Why Did About.com Invite an Anti-Vaxxer to Be One of Its Health Experts? January 28, 2015

Why Did About.com Invite an Anti-Vaxxer to Be One of Its Health Experts?

In general, I’m a fan of About.com, a site featuring experts in various areas writing about their fields. I have a lot of respect for Austin Cline, who has written a ton of helpful articles about atheism on that site over the years.

But it came to my attention the other day that their Health channel recently brought on Dr. Josh Axe (below) as the “Adrenal Health Expert.”

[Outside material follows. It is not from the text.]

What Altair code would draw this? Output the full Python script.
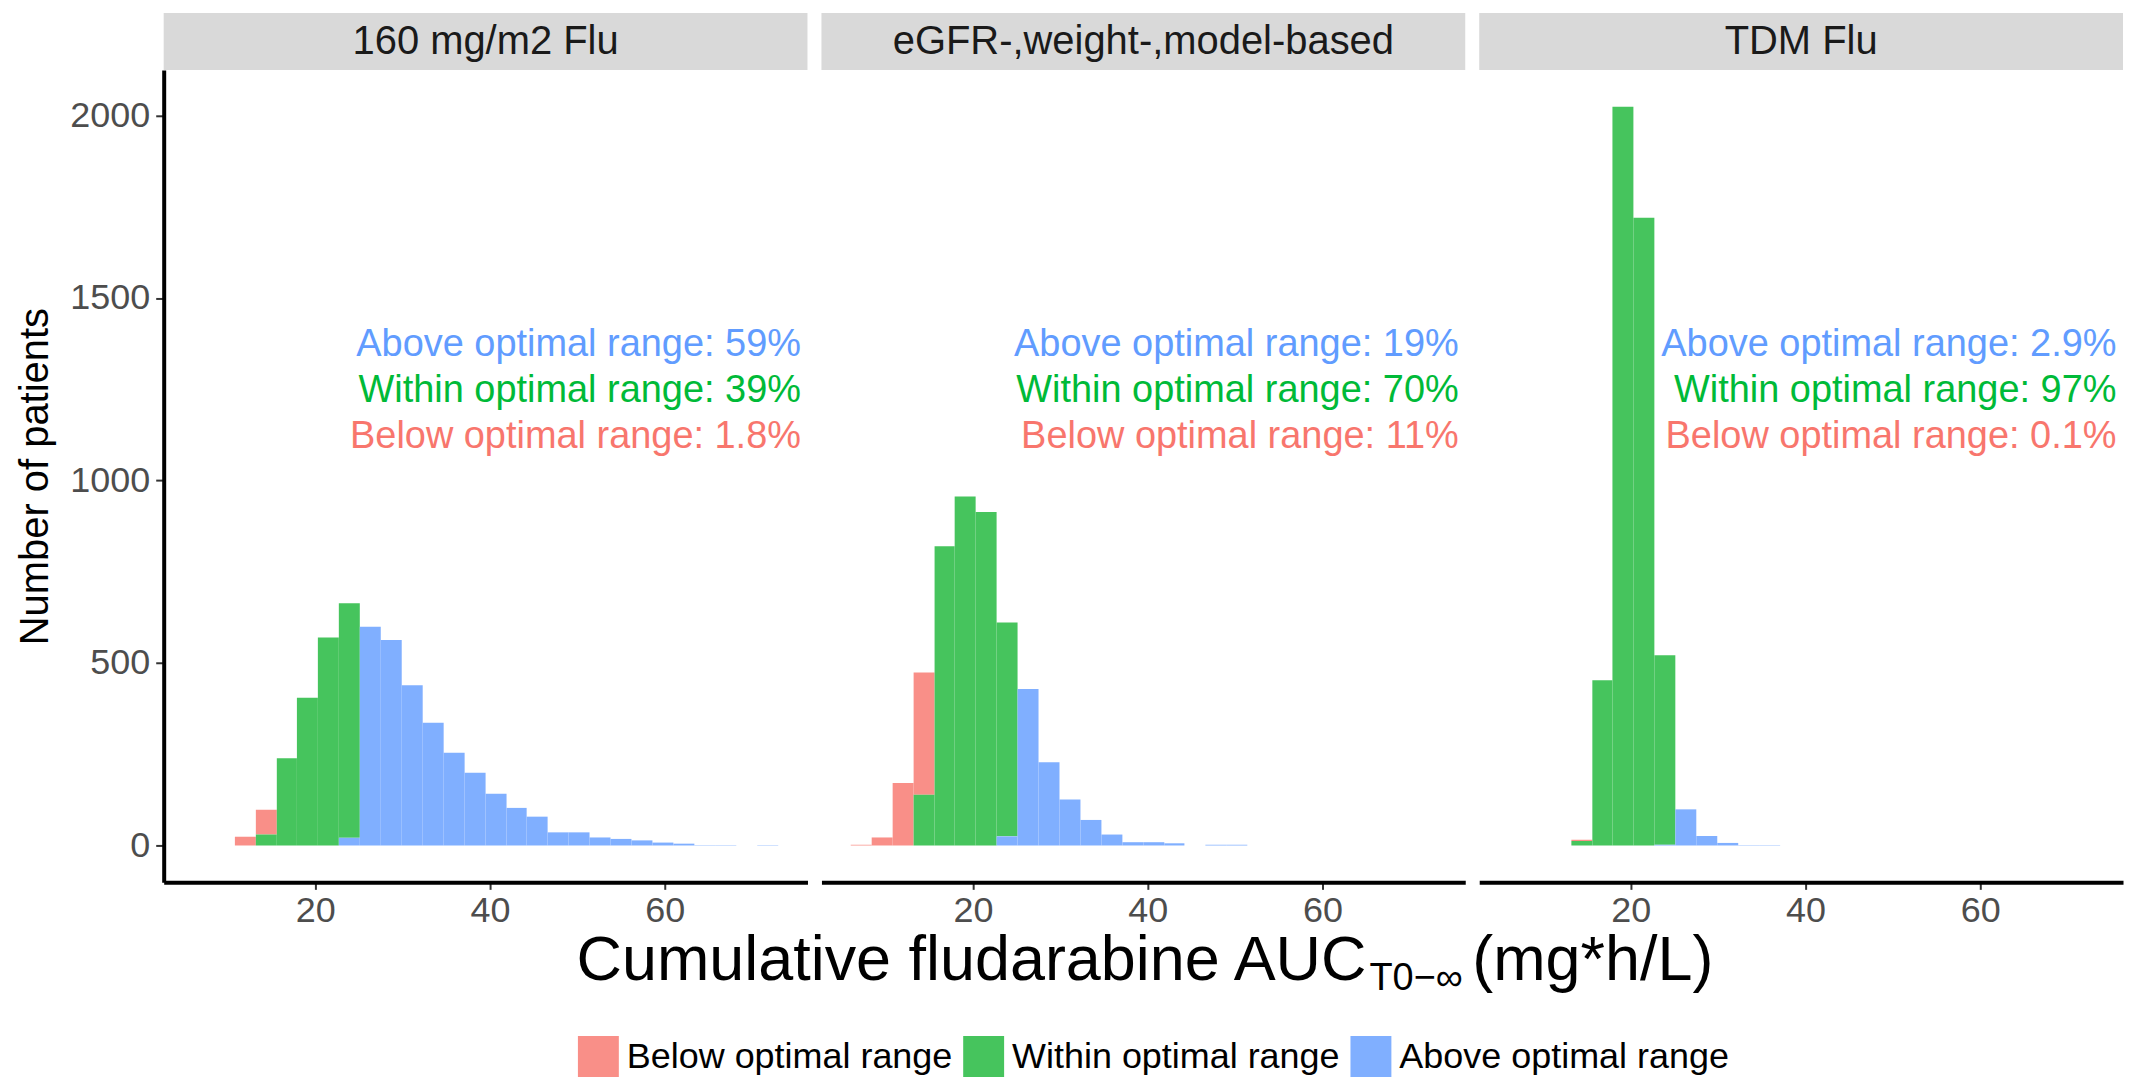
import altair as alt
import pandas as pd

# ---------------- data ----------------
panels = ["160 mg/m2 Flu", "eGFR-,weight-,model-based", "TDM Flu"]
categories = ["Below optimal range", "Within optimal range", "Above optimal range"]
bar_colors = ["#F98F88", "#46C45D", "#80AFFF"]
text_colors = ["#F8766D", "#00BA38", "#619CFF"]

bin_edges = [6.0, 8.4, 10.8, 13.2, 15.6, 17.9, 20.3, 22.7, 25.1, 27.5, 29.9, 32.3,
             34.7, 37.1, 39.5, 41.9, 44.2, 46.6, 49.0, 51.4, 53.8, 56.2, 58.6,
             61.0, 63.4, 65.8, 68.2, 70.6, 73.0]

# counts per bin (28 bins) for each panel / category
p1_below = [0, 0, 24, 68, 0, 0, 0, 0, 0, 0, 0, 0, 0, 0, 0, 0, 0, 0, 0, 0, 0, 0, 0, 0, 0, 0, 0, 0]
p1_within = [0, 0, 0, 30, 239, 405, 570, 643, 0, 0, 0, 0, 0, 0, 0, 0, 0, 0, 0, 0, 0, 0, 0, 0, 0, 0, 0, 0]
p1_above = [0, 0, 0, 0, 0, 0, 0, 21, 599, 563, 439, 336, 254, 199, 142, 103, 79, 36, 36, 22, 18, 14, 8, 5, 1, 1, 0, 1]

p2_below = [2, 22, 171, 335, 0, 0, 0, 0, 0, 0, 0, 0, 0, 0, 0, 0, 0, 0, 0, 0, 0, 0, 0, 0, 0, 0, 0, 0]
p2_within = [0, 0, 0, 139, 820, 956, 914, 586, 0, 0, 0, 0, 0, 0, 0, 0, 0, 0, 0, 0, 0, 0, 0, 0, 0, 0, 0, 0]
p2_above = [0, 0, 0, 0, 0, 0, 0, 25, 429, 228, 126, 70, 30, 9, 9, 6, 0, 2, 2, 0, 0, 0, 0, 0, 0, 0, 0, 0]

p3_below = [0, 0, 0, 4, 0, 0, 0, 0, 0, 0, 0, 0, 0, 0, 0, 0, 0, 0, 0, 0, 0, 0, 0, 0, 0, 0, 0, 0]
p3_within = [0, 0, 0, 12, 453, 2024, 1720, 519, 0, 0, 0, 0, 0, 0, 0, 0, 0, 0, 0, 0, 0, 0, 0, 0, 0, 0, 0, 0]
p3_above = [0, 0, 0, 0, 0, 0, 0, 2, 99, 26, 7, 1, 1, 0, 0, 0, 0, 0, 0, 0, 0, 0, 0, 0, 0, 0, 0, 0]

counts = {
    panels[0]: [p1_below, p1_within, p1_above],
    panels[1]: [p2_below, p2_within, p2_above],
    panels[2]: [p3_below, p3_within, p3_above],
}

ann_above = ["Above optimal range: 59%", "Above optimal range: 19%", "Above optimal range: 2.9%"]
ann_within = ["Within optimal range: 39%", "Within optimal range: 70%", "Within optimal range: 97%"]
ann_below = ["Below optimal range: 1.8%", "Below optimal range: 11%", "Below optimal range: 0.1%"]

x_ticks = [20, 40, 60]
y_ticks = [0, 500, 1000, 1500, 2000]

# ---------------- layout constants ----------------
FONT = "Liberation Sans"
W = 645
H = 814
STRIP = 57
X_DOMAIN = [2.65, 76.35]
Y_DOMAIN = [-101, 2125]
ANN_X = 75.6
ANN_Y = [1370, 1245, 1120]

rows = []
for p in panels:
    for ci, cat in enumerate(categories):
        for k, c in enumerate(counts[p][ci]):
            if c > 0:
                rows.append({"panel": p, "cat": cat, "ord": 2 - ci,
                             "x0": bin_edges[k], "x1": bin_edges[k + 1], "count": c})
df = pd.DataFrame(rows)

color_enc = alt.Color(
    "cat:N",
    scale=alt.Scale(domain=categories, range=bar_colors),
    legend=alt.Legend(
        orient="none", legendX=415, legendY=968, direction="horizontal",
        title=None, symbolType="square", symbolSize=1681, symbolStrokeWidth=0,
        symbolOpacity=1, labelFontSize=36, labelFont=FONT, labelColor="#000000",
        labelOffset=8, columnPadding=10, labelLimit=0,
    ),
)

x_scale = alt.Scale(domain=X_DOMAIN, nice=False, zero=False)
y_scale = alt.Scale(domain=Y_DOMAIN, nice=False, zero=False)


def make_panel(i):
    name = panels[i]
    d = df[df.panel == name]
    x_axis = alt.Axis(values=x_ticks, title=None, grid=False, domainColor="#000000",
                      domainWidth=4, tickColor="#333333", tickWidth=2, tickSize=7,
                      labelPadding=4, labelFontSize=36, labelColor="#4D4D4D", labelFont=FONT)
    if i == 0:
        y_axis = alt.Axis(values=y_ticks, format="d", title="Number of patients", grid=False,
                          domainColor="#000000", domainWidth=4, tickColor="#333333",
                          tickWidth=2, tickSize=8, labelPadding=6, labelFontSize=36,
                          labelColor="#4D4D4D", labelFont=FONT, titleFont=FONT,
                          titleFontSize=40, titleFontWeight="normal", titleColor="#000000",
                          titlePadding=14)
    else:
        y_axis = None

    bars = alt.Chart(d).transform_stack(
        stack="count", groupby=["x0"], sort=[alt.SortField("ord", order="ascending")],
        as_=["y0", "y1"],
    ).mark_bar(strokeWidth=0).encode(
        x=alt.X("x0:Q", scale=x_scale, axis=x_axis),
        x2="x1:Q",
        y=alt.Y("y0:Q", scale=y_scale, axis=y_axis),
        y2="y1:Q",
        color=color_enc,
    )

    strip_df = pd.DataFrame({"label": [name]})
    strip = alt.Chart(strip_df).mark_rect(color="#D9D9D9").encode(
        x=alt.value(0), x2=alt.value(W), y=alt.value(-STRIP), y2=alt.value(0))
    strip_text = alt.Chart(strip_df).mark_text(
        font=FONT, fontSize=40, color="#1A1A1A", baseline="middle", align="center"
    ).encode(x=alt.value(W / 2), y=alt.value(-STRIP / 2 + 1), text="label:N")

    layers = [strip, strip_text, bars]
    for txt, yv, col in [(ann_above[i], ANN_Y[0], text_colors[2]),
                         (ann_within[i], ANN_Y[1], text_colors[1]),
                         (ann_below[i], ANN_Y[2], text_colors[0])]:
        t = alt.Chart(pd.DataFrame({"t": [txt], "y": [yv]})).mark_text(
            font=FONT, fontSize=38, color=col, align="right", baseline="middle"
        ).encode(x=alt.datum(ANN_X), y=alt.Y("y:Q", scale=y_scale), text="t:N")
        layers.append(t)

    if i == 1:
        title_parts = pd.DataFrame({
            "t": ["Cumulative fludarabine AUC", "T0\u2212\u221e", "(mg*h/L)"],
        })
        main = alt.Chart(title_parts.iloc[[0]]).mark_text(
            font=FONT, fontSize=63, color="#000000", align="right", baseline="alphabetic"
        ).encode(x=alt.value(546), y=alt.value(H + 98), text="t:N")
        sub = alt.Chart(title_parts.iloc[[1]]).mark_text(
            font=FONT, fontSize=38, color="#000000", align="left", baseline="alphabetic"
        ).encode(x=alt.value(549), y=alt.value(H + 108), text="t:N")
        rest = alt.Chart(title_parts.iloc[[2]]).mark_text(
            font=FONT, fontSize=63, color="#000000", align="left", baseline="alphabetic"
        ).encode(x=alt.value(652), y=alt.value(H + 98), text="t:N")
        layers += [main, sub, rest]

    return alt.layer(*layers).properties(width=W, height=H)


chart = alt.hconcat(make_panel(0), make_panel(1), make_panel(2), spacing=14, bounds="flush").resolve_scale(
    color="shared"
).resolve_legend(color="shared").properties(
    padding={"left": 15, "top": 12, "right": 8, "bottom": 0},
    background="#FFFFFF",
).configure_view(stroke=None)

chart.save("out.html", embed_options={"renderer": "svg", "actions": False})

I’ll leave it to others to comment on whether certain herbs can really cure adrenal fatigue… or whether anyone really needed an adrenal health expert in the first place… but here’s the problem with Axe: He bills himself as “an physician” (his typo, not mine), author, and media personality. Maybe his appearances on Dr. Oz should’ve been a sign that his scientific credentials weren’t up to par, or maybe it’s all the “natural remedies” he sells, but there’s a bigger smoking gun on his personal website.

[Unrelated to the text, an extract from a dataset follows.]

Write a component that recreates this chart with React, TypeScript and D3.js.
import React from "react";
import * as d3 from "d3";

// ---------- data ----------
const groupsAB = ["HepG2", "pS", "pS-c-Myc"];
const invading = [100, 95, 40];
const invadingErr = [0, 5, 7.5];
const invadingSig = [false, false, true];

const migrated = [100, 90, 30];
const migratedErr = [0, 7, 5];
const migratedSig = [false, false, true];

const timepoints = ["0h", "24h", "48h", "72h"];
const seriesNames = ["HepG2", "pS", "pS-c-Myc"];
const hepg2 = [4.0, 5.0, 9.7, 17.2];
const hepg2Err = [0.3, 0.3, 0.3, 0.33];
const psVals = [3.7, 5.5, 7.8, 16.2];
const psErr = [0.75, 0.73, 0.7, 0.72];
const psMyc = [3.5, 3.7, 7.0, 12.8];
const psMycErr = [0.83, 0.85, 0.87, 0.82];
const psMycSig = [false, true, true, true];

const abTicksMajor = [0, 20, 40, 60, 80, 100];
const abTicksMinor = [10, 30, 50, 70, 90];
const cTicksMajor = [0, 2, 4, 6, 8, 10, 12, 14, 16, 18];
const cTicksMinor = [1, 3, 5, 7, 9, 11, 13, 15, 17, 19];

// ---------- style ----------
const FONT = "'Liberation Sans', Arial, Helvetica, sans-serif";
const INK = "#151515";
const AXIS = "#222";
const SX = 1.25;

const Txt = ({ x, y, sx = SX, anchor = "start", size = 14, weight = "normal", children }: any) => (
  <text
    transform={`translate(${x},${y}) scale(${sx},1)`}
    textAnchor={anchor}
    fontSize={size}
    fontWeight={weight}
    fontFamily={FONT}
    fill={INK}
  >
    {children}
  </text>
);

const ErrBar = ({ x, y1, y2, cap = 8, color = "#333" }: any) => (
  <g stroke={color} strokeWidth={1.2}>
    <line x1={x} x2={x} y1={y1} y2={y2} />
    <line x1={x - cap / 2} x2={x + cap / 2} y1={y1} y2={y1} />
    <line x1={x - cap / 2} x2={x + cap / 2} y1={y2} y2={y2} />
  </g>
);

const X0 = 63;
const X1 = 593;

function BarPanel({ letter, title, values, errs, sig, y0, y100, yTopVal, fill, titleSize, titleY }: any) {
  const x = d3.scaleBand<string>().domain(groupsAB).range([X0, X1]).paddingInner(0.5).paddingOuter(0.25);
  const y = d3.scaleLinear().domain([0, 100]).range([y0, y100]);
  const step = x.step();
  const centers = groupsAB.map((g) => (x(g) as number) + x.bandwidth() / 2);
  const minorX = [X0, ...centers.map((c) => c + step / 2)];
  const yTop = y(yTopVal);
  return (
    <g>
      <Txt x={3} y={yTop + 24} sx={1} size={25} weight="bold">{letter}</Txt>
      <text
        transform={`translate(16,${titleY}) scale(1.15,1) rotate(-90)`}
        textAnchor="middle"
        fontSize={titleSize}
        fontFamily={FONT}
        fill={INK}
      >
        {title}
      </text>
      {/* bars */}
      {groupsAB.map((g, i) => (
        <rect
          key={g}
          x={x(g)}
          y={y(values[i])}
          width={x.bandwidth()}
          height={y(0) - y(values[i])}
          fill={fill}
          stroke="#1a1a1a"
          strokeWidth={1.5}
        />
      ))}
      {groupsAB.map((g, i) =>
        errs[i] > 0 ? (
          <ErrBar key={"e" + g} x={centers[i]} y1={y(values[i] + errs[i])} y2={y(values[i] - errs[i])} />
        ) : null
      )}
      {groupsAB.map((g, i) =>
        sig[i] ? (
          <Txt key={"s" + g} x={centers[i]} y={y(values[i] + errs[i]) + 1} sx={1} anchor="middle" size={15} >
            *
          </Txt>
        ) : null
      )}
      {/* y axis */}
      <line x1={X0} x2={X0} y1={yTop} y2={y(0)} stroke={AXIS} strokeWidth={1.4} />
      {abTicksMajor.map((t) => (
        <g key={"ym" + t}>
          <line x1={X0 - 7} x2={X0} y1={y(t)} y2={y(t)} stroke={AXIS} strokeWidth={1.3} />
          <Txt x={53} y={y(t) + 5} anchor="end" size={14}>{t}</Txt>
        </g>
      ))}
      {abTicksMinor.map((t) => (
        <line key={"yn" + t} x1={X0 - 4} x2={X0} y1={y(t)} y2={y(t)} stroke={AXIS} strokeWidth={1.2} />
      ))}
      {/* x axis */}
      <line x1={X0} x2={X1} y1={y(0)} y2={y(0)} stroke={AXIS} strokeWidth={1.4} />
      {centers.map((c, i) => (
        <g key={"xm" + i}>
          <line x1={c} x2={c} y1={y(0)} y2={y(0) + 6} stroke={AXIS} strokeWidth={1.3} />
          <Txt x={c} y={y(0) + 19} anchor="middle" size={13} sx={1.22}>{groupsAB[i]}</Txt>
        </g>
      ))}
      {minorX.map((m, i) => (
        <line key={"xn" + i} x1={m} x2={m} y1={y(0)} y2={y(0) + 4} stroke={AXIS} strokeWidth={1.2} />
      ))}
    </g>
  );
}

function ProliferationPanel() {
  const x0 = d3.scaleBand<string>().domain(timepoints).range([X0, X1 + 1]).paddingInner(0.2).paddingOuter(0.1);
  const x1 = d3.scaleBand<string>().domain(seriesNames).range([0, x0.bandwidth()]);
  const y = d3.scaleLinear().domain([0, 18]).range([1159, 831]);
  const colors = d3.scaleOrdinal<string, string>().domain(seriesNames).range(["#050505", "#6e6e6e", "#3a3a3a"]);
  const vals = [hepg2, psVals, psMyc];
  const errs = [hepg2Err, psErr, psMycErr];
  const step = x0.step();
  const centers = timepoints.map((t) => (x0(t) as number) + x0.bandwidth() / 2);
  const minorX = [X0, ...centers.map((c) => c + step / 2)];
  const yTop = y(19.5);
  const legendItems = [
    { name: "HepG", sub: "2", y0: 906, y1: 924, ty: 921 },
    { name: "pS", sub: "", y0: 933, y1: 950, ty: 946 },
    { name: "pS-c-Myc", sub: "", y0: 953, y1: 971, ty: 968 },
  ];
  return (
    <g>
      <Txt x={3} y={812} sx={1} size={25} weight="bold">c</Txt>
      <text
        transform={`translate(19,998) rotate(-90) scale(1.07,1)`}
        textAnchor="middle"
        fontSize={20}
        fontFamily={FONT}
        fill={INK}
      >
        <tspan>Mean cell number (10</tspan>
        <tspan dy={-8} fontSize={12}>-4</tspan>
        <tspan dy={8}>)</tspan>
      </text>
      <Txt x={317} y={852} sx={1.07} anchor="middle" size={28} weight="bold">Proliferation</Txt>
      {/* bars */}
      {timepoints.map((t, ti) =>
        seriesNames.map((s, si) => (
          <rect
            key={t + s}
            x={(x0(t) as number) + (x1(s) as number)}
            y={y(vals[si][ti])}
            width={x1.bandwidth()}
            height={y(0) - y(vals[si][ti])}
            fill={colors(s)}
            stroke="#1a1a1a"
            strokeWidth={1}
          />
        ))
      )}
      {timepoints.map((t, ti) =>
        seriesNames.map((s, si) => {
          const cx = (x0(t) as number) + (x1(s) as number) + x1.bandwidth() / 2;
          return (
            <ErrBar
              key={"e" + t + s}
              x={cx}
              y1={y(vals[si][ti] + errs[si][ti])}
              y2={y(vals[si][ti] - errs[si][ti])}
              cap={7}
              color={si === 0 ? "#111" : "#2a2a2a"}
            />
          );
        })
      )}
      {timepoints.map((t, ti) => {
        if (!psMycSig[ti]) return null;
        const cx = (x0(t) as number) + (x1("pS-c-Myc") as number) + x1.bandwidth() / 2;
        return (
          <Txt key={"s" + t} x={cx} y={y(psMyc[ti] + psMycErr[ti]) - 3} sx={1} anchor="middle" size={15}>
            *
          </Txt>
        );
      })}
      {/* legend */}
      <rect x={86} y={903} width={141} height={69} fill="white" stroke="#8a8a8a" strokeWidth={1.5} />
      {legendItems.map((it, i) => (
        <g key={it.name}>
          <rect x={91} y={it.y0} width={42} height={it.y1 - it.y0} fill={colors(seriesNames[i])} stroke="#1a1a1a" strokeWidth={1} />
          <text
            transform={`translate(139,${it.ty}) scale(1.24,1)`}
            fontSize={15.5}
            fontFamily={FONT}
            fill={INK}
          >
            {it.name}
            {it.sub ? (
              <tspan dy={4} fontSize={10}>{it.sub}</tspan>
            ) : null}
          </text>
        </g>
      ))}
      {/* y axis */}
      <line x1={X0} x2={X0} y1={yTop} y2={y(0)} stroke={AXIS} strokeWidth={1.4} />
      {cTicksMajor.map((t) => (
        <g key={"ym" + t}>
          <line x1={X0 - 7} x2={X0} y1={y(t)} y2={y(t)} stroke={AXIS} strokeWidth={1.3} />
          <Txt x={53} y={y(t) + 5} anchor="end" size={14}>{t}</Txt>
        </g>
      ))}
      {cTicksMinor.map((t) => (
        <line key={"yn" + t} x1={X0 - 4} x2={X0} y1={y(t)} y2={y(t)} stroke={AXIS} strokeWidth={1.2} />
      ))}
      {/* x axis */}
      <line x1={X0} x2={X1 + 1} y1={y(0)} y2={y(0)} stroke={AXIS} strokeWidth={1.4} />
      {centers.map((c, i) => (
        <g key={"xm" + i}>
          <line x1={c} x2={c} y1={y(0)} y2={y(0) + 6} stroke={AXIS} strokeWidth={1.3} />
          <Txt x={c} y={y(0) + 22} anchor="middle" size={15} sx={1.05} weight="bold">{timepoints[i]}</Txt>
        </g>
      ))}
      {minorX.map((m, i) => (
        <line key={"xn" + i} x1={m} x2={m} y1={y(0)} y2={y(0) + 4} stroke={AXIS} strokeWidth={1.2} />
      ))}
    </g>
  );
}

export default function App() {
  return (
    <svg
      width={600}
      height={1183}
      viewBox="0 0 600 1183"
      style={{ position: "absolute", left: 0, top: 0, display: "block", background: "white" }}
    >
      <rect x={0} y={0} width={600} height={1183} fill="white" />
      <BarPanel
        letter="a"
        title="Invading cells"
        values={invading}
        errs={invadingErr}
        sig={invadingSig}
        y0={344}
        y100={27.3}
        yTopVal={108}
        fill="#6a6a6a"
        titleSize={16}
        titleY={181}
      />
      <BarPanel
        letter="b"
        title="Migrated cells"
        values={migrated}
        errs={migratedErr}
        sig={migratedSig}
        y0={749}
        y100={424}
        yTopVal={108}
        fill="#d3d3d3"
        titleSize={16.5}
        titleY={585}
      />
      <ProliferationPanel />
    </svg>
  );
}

Turns out he has a whole page warning you against the supposed dangers of vaccines:

There has been much research investigating the ingredients and preservatives used in vaccines. As you will see below, many of them are dangerous and should be avoided in my opinion

Pediatrician Jay Gordon believes that vaccines do more harm than good. “I think the children who receive no vaccines at all are statistically safe. I think that the later you give vaccines and the more slowly you give vaccines, the safer you are.”

Former director of the National Institutes of Health Dr. Bernadine Healy told a CBS news correspondent that the government needs to investigate why some children developed autistic symptoms after being vaccinated. She says that it is biologically possible that vaccines could trigger autism.

It goes on like that for a while. Axe would likely tell you he’s not advocating against vaccines, merely presenting “both sides” of the story. But there aren’t two sides to this. There’s the side based on fear, paranoia, and Jenny McCarthy… and the side based on science, which says there is absolutely no evidence whatsoever of a link between vaccines and autism — and that vaccines are overwhelmingly beneficial.

If you’re an expert in science, you should be on the front lines of convincing people to give their children the necessary vaccines, not perpetuating a myth and confusing them by suggesting there’s any validity to the vaccine-deniers. It makes as much sense as inviting a Creationist to be your Biology expert.

I thought About.com had higher standards than that. Clearly, I was wrong.

I sent the website an email Monday afternoon asking why they would bring Axe onboard as a science “expert” given his harmful position on a very important subject… and they haven’t gotten back to me yet. I’ll keep you updated.